What some people miss is that tests are supposed to be sacrifical code, that most of which will not catch anything during their lifetime - and that is OK because it gives an automated peace of mind and saves from potential false clues when things fail. But that also means max investment into a probabilistic safeguard is not gonna pan out at all times; you will always have diminishing marginal utility as the coverage tops. Unless you're writing some high traffic part of the execution path - e.g. a standard library - touting high coverage is not gonna pay off.

Not to mention almost always an ecology of tests need be there - not just unittests but integration, system etc - to make the thing keep chugging at the end of the day. Will llm's sit at the design meetings and understand the architecture to write tests for them too? Or what they can do will be oversold at the expense of what should be done. A sense of "what is relevant" is needed while investing effort in tests - not just at write-time but also at design-time and maintain-time - which is what humans are pretty OK at, and AI tools are not.

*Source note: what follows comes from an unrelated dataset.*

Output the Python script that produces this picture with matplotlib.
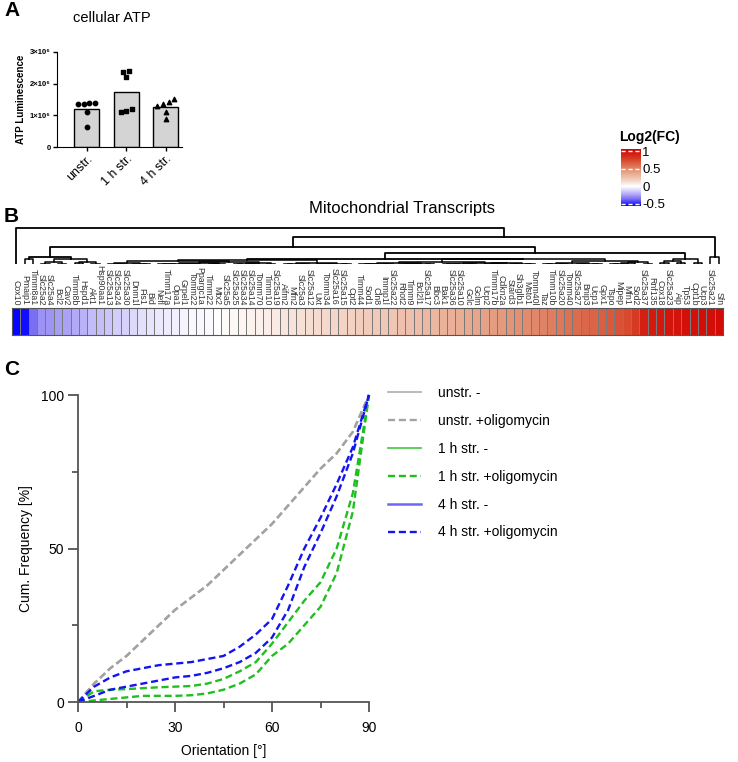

What llms can save time with is keystrokes of an experienced developer who already has a sense of what is a good thing to test and what is not. It can also be - and has been - a hinderance with making the developers smuggle not-so-relevant things into the code.

I don't want an economy of producing keystrokes, I want an appropriately thought set of highly relevant out keystrokes, and I want the latter well separated from the former so that their objective utility - or lack thereof - can be demonstrated in time.

Temporary_31337
0 replies
1d9h

All this to write another CRUD app ;)

TeeWEE
0 replies
1d11h

The proof is in the pudding, show me the code!

In my experience LLM are smart but sometimes inconsistent and over a long chat it might say things that are logically self contradictions… when you tell it that it confirms it.

It just seems like it lacks a consistent world view.

I don’t trust them yet. Maybe with even more scale they become better.

They act a little bit like young children, with a lot of domain knowledge.

MASNeo
0 replies
1d9h

Ok, so test case generation has been around a while and now that it is working, where is the GitHub Action?

Jtsummers
0 replies
1d16h

Quoting myself (lightly edited) from when the paper itself came up. They misrepresent the stats in their writeup.

https://news.ycombinator.com/item?id=39406726

Their abstract doesn't match their actual paper contents. That's unfortunate. Their summary indicates rates in terms of test cases:

75% of test cases built correctly, 57% passed reliably [implying test cases by context], and 25% increased coverage [same implication] The actual report talks about test classes, where each class has one or more test cases.

(1) 75% of test classes had at least one new test case that builds correctly.

(2) 57% of test classes had at least one test case that builds cor- rectly and passes reliably.

(3) 25% of test classes had at least one test case that builds cor- rectly, passes and increases line coverage compared to all other test classes that share the same build target.

Those are two very different statements. They even have a footnote acknowledging this:

For a given attempt to extend a test class, there can be many attempts to generate a test case, so the success rate per test case is typically considerably lower than that per test class.

But then in their conclusion they misrepresent their findings again, like the abstract:

When we use TestGen-LLM in its experimental mode (free from the confounding factors inherent in deployment), we found that the success rate per test case was 25% (See Section 3.3). However, line coverage is a stringent requirement for success. Were we to relax the requirement to require only that test cases build and pass, then the success rate rises to 57%.
Fricken
0 replies
1d10h

Meta likes to release positive news about itself in the wake of it's competitors misfortunes.